Exercise directions → Skip the pictures. Set down, word for word, the lines from the start of the material up to and including the line with "plt.rcParams['font.family'] = ['Lato', 'DejaVu".

Dataset extract →
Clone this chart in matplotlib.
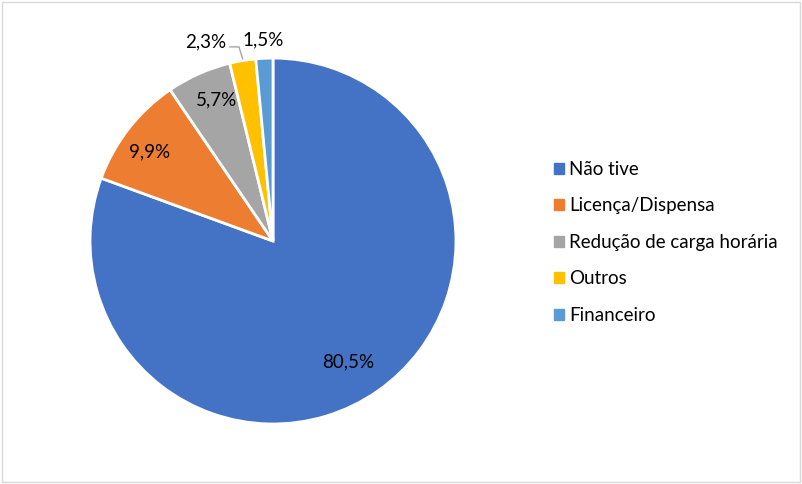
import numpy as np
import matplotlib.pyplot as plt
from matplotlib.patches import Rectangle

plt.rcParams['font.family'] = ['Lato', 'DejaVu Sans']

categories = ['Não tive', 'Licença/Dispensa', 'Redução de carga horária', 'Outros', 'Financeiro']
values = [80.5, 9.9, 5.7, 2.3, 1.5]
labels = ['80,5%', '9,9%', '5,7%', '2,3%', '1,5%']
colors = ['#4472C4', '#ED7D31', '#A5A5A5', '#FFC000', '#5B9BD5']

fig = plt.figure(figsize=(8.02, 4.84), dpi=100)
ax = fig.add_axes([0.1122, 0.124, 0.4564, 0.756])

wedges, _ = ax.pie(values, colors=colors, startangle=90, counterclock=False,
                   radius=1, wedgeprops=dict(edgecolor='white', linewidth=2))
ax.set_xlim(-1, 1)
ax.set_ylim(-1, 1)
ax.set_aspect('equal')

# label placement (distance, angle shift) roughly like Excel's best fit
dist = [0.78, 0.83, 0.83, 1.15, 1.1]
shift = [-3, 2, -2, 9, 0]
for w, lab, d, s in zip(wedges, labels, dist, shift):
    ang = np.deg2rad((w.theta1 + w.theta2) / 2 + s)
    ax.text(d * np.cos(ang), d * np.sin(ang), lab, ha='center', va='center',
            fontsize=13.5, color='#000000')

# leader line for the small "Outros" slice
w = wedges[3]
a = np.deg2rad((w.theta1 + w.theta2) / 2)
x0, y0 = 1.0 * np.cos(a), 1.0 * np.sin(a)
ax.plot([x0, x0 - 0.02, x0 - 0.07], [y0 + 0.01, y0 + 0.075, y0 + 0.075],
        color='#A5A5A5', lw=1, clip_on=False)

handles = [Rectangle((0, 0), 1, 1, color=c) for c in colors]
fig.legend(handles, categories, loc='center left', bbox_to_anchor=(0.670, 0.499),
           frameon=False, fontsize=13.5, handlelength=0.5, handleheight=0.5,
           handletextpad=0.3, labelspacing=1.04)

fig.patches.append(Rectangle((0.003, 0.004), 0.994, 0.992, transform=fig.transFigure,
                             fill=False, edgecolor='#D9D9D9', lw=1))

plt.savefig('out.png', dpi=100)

Answer to the task →
Clone this chart in matplotlib.
import numpy as np
import matplotlib.pyplot as plt
from matplotlib.patches import Rectangle

plt.rcParams['font.family'] = ['Lato', 'DejaVu Sans']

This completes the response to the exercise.